=== Written problem ===
Take every line from the listing below that includes "this" and copy it.
┌─ Given information
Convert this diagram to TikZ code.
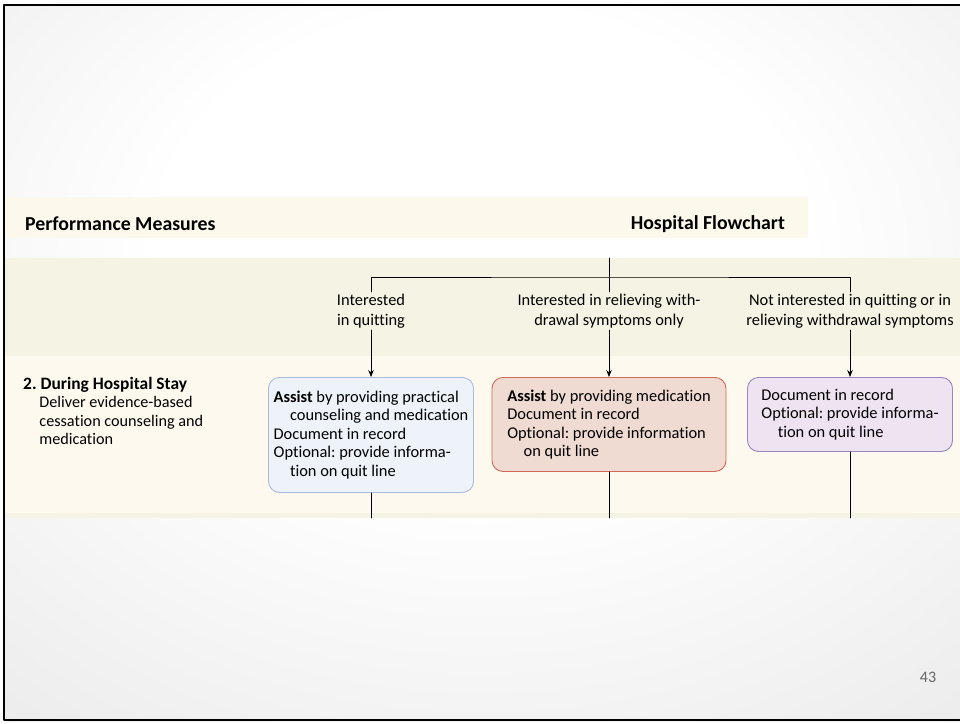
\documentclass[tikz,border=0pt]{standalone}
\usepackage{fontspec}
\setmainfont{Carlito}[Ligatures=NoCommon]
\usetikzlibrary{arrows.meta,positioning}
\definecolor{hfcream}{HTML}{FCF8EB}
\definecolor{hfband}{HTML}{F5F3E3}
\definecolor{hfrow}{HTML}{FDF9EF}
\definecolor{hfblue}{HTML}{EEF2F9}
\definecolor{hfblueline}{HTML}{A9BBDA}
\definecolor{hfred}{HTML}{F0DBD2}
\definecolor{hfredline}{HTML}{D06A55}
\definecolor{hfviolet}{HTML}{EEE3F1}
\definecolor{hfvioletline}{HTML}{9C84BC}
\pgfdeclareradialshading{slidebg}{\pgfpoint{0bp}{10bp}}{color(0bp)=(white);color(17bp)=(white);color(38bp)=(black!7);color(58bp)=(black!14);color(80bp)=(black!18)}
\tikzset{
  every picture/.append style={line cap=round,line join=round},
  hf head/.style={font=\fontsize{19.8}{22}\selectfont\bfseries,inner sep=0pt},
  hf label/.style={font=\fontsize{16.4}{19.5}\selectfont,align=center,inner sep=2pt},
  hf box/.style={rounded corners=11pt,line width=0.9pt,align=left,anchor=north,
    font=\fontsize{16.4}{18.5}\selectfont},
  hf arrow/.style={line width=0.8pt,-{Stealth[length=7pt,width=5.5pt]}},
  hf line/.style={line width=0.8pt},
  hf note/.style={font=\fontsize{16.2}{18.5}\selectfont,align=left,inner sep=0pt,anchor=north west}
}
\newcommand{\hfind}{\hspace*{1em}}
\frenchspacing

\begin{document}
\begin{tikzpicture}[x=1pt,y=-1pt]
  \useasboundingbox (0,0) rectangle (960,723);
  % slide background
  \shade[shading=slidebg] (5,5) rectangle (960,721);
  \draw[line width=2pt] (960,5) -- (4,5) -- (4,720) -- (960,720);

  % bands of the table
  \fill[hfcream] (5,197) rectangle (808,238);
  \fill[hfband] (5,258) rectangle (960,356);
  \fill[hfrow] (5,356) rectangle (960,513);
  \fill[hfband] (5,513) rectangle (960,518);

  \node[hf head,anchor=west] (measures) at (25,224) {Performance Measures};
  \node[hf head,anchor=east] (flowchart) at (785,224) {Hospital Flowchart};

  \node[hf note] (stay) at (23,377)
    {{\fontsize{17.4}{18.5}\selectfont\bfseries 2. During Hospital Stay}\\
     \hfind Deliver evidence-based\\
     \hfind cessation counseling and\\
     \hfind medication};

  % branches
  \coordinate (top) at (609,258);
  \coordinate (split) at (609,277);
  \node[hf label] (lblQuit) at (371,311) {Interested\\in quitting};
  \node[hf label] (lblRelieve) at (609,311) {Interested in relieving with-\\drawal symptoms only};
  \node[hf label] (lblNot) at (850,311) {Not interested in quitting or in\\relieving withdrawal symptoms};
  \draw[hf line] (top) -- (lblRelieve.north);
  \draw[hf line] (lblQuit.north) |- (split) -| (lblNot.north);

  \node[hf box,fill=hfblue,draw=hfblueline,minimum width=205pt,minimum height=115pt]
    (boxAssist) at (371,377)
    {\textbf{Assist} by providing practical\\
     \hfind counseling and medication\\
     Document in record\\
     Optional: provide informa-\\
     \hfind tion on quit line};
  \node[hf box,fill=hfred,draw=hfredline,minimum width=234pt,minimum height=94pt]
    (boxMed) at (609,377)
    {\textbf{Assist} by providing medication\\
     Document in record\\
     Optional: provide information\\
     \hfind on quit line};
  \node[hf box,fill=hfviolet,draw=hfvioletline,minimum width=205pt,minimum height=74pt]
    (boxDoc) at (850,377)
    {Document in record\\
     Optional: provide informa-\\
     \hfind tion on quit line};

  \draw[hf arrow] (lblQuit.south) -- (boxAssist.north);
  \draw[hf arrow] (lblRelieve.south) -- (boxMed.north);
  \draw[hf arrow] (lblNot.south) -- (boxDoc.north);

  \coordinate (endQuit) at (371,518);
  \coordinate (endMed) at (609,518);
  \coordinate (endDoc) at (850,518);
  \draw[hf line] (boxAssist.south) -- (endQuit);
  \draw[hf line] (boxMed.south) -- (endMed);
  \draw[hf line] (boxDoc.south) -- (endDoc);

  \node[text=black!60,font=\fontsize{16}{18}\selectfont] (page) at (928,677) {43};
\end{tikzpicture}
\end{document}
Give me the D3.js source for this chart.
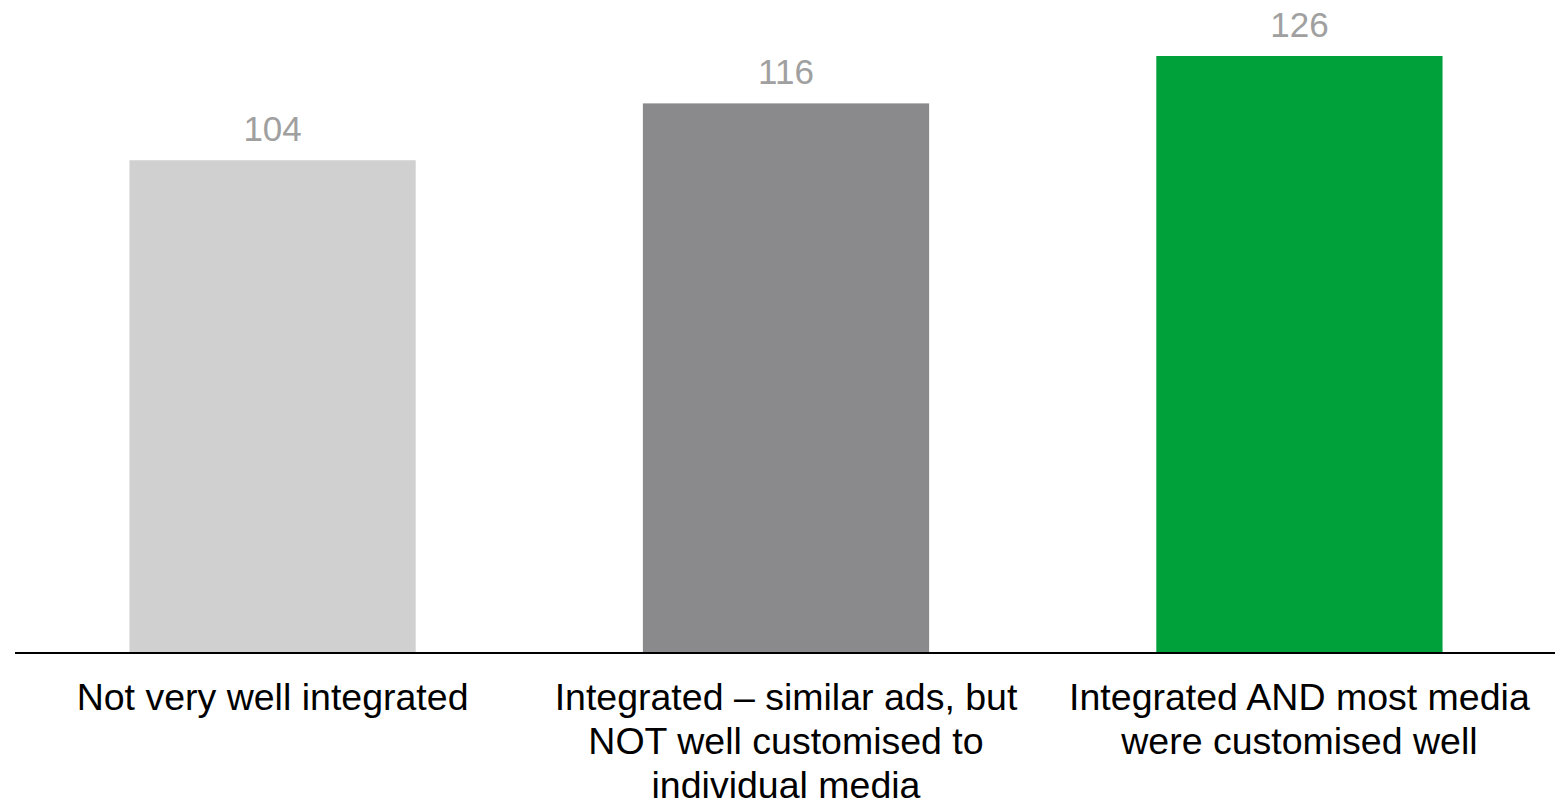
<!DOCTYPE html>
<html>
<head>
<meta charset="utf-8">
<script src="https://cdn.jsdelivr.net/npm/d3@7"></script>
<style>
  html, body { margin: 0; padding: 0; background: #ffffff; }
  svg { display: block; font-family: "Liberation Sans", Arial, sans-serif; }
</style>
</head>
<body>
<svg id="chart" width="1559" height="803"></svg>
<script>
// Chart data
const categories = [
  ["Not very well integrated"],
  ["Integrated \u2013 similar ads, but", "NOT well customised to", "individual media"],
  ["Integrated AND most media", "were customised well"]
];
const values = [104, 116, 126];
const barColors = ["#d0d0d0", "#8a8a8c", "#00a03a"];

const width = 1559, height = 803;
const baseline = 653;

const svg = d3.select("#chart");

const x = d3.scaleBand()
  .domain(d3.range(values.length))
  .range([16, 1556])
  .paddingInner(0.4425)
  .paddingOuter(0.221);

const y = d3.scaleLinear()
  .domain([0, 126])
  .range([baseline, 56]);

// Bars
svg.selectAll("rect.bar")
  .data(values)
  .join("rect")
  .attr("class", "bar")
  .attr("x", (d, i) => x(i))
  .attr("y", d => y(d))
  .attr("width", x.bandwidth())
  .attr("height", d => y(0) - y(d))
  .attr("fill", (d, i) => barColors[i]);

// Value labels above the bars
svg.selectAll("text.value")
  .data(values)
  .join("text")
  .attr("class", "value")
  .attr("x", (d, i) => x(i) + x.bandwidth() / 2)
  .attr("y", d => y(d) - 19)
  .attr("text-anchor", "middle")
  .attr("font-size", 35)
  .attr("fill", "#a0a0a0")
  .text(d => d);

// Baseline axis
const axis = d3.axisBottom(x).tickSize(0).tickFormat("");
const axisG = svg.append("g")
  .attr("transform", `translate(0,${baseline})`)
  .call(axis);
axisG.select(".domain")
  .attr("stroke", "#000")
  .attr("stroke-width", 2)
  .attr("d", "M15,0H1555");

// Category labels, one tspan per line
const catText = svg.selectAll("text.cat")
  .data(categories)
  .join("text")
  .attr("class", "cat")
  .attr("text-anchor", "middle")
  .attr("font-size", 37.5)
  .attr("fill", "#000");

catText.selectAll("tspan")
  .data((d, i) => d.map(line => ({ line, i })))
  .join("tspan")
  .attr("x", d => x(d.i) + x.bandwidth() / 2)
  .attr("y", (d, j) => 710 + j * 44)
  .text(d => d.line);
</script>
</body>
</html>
└─
=== Full output ===
Convert this diagram to TikZ code.
Give me the D3.js source for this chart.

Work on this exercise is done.